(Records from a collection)
|---|
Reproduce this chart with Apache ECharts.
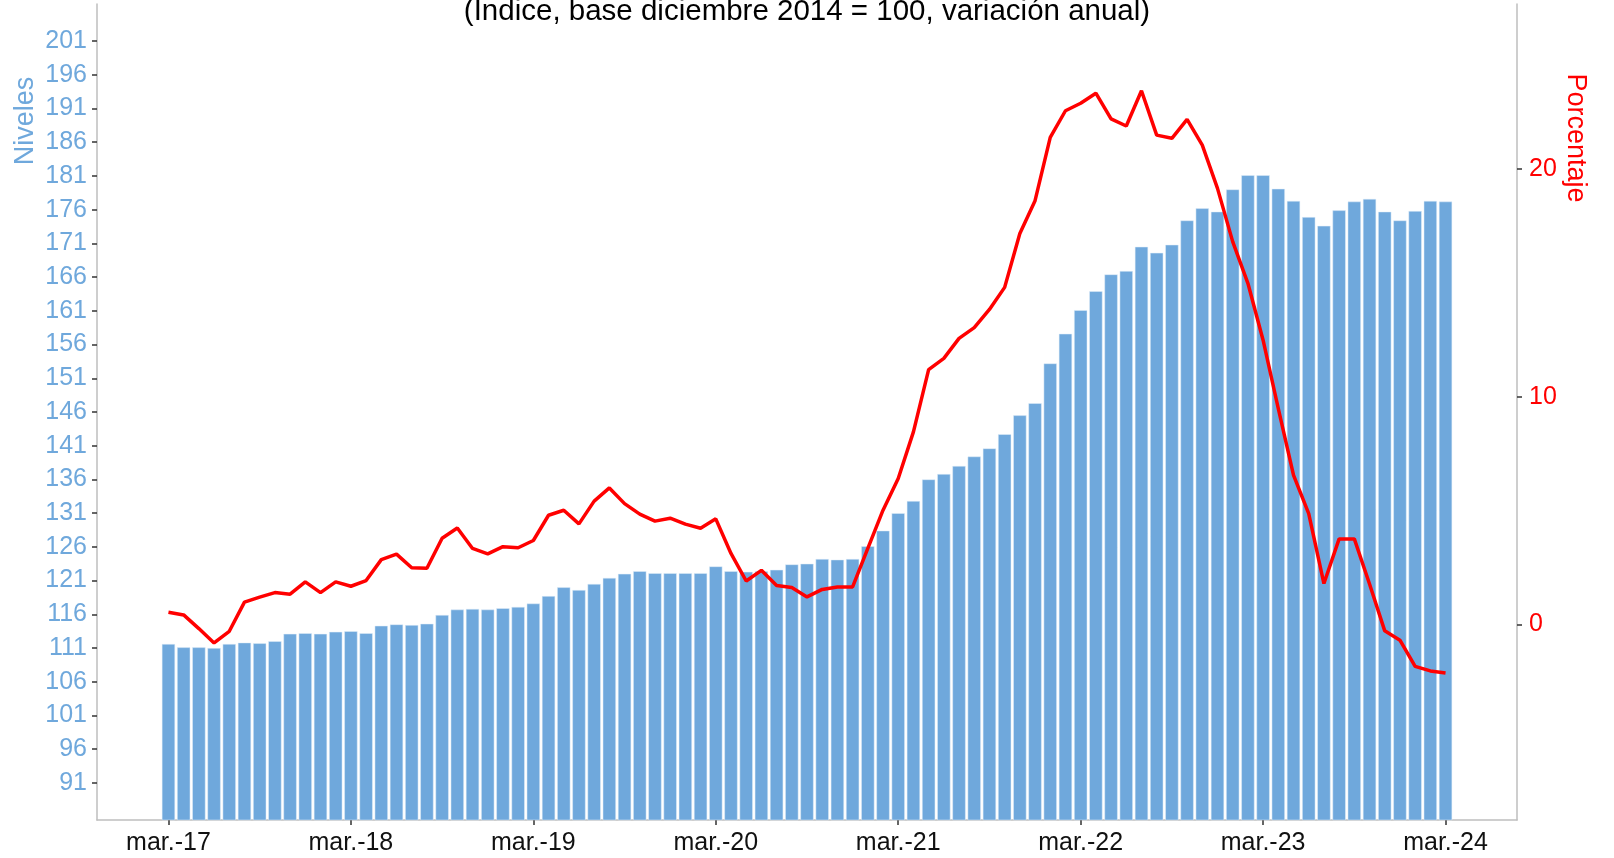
<!DOCTYPE html>
<html>
<head>
<meta charset="utf-8">
<script src="https://cdn.jsdelivr.net/npm/echarts@6/dist/echarts.min.js"></script>
<style>
html,body{margin:0;padding:0;background:#fff;}
#chart{width:1614px;height:858px;}
</style>
</head>
<body>
<div id="chart"></div>
<script>
const categories = [
 'mar.-17','abr.-17','may.-17','jun.-17','jul.-17','ago.-17','sept.-17','oct.-17','nov.-17','dic.-17','ene.-18','feb.-18',
 'mar.-18','abr.-18','may.-18','jun.-18','jul.-18','ago.-18','sept.-18','oct.-18','nov.-18','dic.-18','ene.-19','feb.-19',
 'mar.-19','abr.-19','may.-19','jun.-19','jul.-19','ago.-19','sept.-19','oct.-19','nov.-19','dic.-19','ene.-20','feb.-20',
 'mar.-20','abr.-20','may.-20','jun.-20','jul.-20','ago.-20','sept.-20','oct.-20','nov.-20','dic.-20','ene.-21','feb.-21',
 'mar.-21','abr.-21','may.-21','jun.-21','jul.-21','ago.-21','sept.-21','oct.-21','nov.-21','dic.-21','ene.-22','feb.-22',
 'mar.-22','abr.-22','may.-22','jun.-22','jul.-22','ago.-22','sept.-22','oct.-22','nov.-22','dic.-22','ene.-23','feb.-23',
 'mar.-23','abr.-23','may.-23','jun.-23','jul.-23','ago.-23','sept.-23','oct.-23','nov.-23','dic.-23','ene.-24','feb.-24',
 'mar.-24'
];
const niveles = [
 111.6,111.1,111.1,111.0,111.6,111.8,111.7,112.0,113.1,113.2,113.1,113.4,
 113.5,113.2,114.3,114.5,114.4,114.6,115.9,116.7,116.8,116.7,116.9,117.1,
 117.6,118.7,120.0,119.6,120.5,121.4,122.0,122.4,122.1,122.1,122.1,122.1,
 123.1,122.4,122.3,122.4,122.6,123.4,123.5,124.2,124.1,124.2,126.1,128.4,
 131.0,132.8,136.0,136.8,138.0,139.4,140.6,142.7,145.5,147.3,153.2,157.6,
 161.1,163.9,166.4,166.9,170.5,169.6,170.8,174.4,176.2,175.7,179.0,181.1,
 181.1,179.1,177.3,174.9,173.6,175.9,177.2,177.6,175.7,174.4,175.8,177.3,
 177.2
];
const variacion = [
 0.53,0.41,-0.19,-0.82,-0.31,0.97,1.19,1.39,1.32,1.86,1.39,1.86,
 1.67,1.92,2.84,3.08,2.48,2.46,3.78,4.23,3.33,3.09,3.41,3.36,
 3.68,4.79,5.01,4.41,5.41,5.99,5.30,4.84,4.53,4.66,4.40,4.22,
 4.63,3.11,1.90,2.37,1.70,1.61,1.20,1.53,1.64,1.64,3.33,5.01,
 6.40,8.45,11.19,11.68,12.56,13.03,13.83,14.80,17.17,18.61,21.39,22.56,
 22.89,23.33,22.20,21.89,23.44,21.49,21.35,22.18,21.05,19.15,16.81,14.98,
 12.48,9.47,6.55,4.86,1.79,3.75,3.75,1.77,-0.29,-0.70,-1.85,-2.05,
 -2.14
];
const xTickLabels = ['mar.-17','mar.-18','mar.-19','mar.-20','mar.-21','mar.-22','mar.-23','mar.-24'];
const leftTicks = [91,96,101,106,111,116,121,126,131,136,141,146,151,156,161,166,171,176,181,186,191,196,201];
const rightTicks = [0,10,20];
const titleText = '(Indice, base diciembre 2014 = 100, variación anual)';
const leftName = 'Niveles';
const rightName = 'Porcentaje';

const FONT = '"Liberation Sans", Arial, Helvetica, sans-serif';
const BLUE = '#6FA8DC';
const RED = '#FF0000';
const xTickPos = xTickLabels.map(l => categories.indexOf(l));

const chart = echarts.init(document.getElementById('chart'), null, {renderer: 'canvas'});
chart.setOption({
  animation: false,
  backgroundColor: '#ffffff',
  grid: {left: 97, right: 97, top: 4, bottom: 38, containLabel: false},
  xAxis: {
    type: 'value', min: -4.7, max: 88.7,
    axisLine: {show: true, onZero: false, lineStyle: {color: '#BEBEBE', width: 1.5}},
    axisTick: {show: true, length: 5, customValues: xTickPos, lineStyle: {color: '#333333', width: 1.5}},
    axisLabel: {show: true, customValues: xTickPos, margin: 11, color: '#111111', fontSize: 25, fontFamily: FONT,
      formatter: v => categories[Math.round(v)] || ''},
    splitLine: {show: false}
  },
  yAxis: [
    {
      type: 'value', position: 'left', min: 85.5, max: 206.5,
      axisLine: {show: true, onZero: false, lineStyle: {color: '#BEBEBE', width: 1.5}},
      axisTick: {show: true, length: 5, customValues: leftTicks, lineStyle: {color: '#333333', width: 1.5}},
      axisLabel: {show: true, customValues: leftTicks, margin: 10, color: BLUE, fontSize: 25, fontFamily: FONT},
      splitLine: {show: false}
    },
    {
      type: 'value', position: 'right', min: -8.6, max: 27.25,
      axisLine: {show: true, onZero: false, lineStyle: {color: '#BEBEBE', width: 1.5}},
      axisTick: {show: true, length: 5, customValues: rightTicks, lineStyle: {color: '#333333', width: 1.5}},
      axisLabel: {show: true, customValues: rightTicks, margin: 12, color: RED, fontSize: 25, fontFamily: FONT},
      splitLine: {show: false}
    }
  ],
  series: [
    {
      type: 'bar', name: leftName, yAxisIndex: 0, barWidth: 13.2,
      itemStyle: {color: BLUE, borderColor: '#E3EEF8', borderWidth: 0.5},
      data: niveles.map((v, i) => [i, v])
    },
    {
      type: 'line', name: rightName, yAxisIndex: 1, showSymbol: false, symbol: 'none',
      lineStyle: {color: RED, width: 3.5}, z: 5,
      data: variacion.map((v, i) => [i, v])
    }
  ],
  graphic: [
    {type: 'text', x: 807, y: 12, z: 10,
      style: {text: titleText, fill: '#000000', font: '29.5px ' + FONT, textAlign: 'center', textVerticalAlign: 'middle'}},
    {type: 'text', x: 26, y: 121, rotation: Math.PI / 2, z: 10,
      style: {text: leftName, fill: BLUE, font: '27px ' + FONT, textAlign: 'center', textVerticalAlign: 'middle'}},
    {type: 'text', x: 1575, y: 138, rotation: -Math.PI / 2, z: 10,
      style: {text: rightName, fill: RED, font: '27px ' + FONT, textAlign: 'center', textVerticalAlign: 'middle'}}
  ]
});
</script>
</body>
</html>
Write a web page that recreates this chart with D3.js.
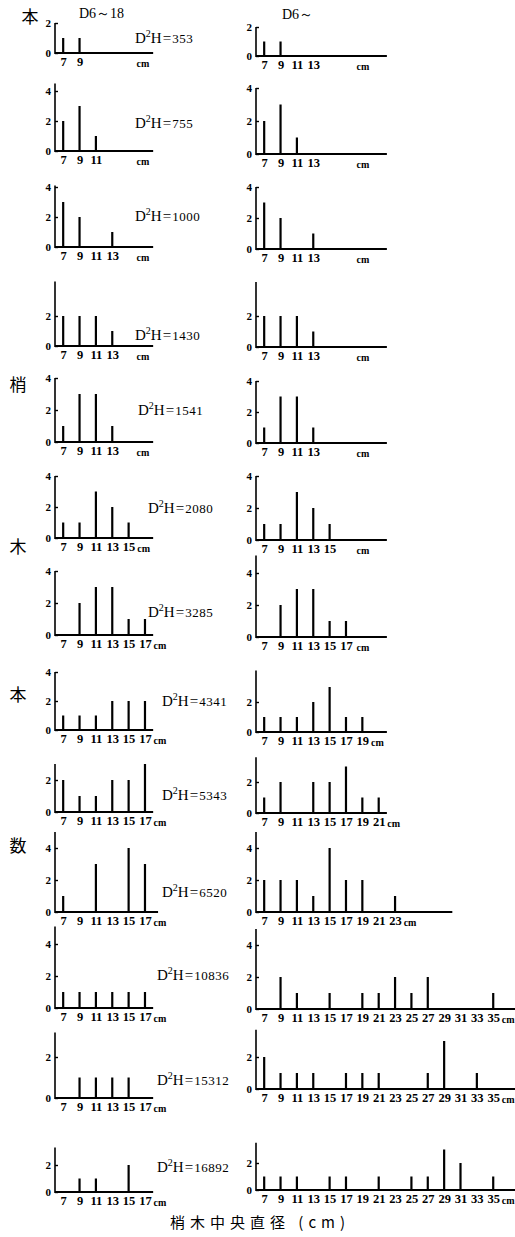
|---|
Aim: Count each line where the string "this" occurs, and write only the number.

In response: 2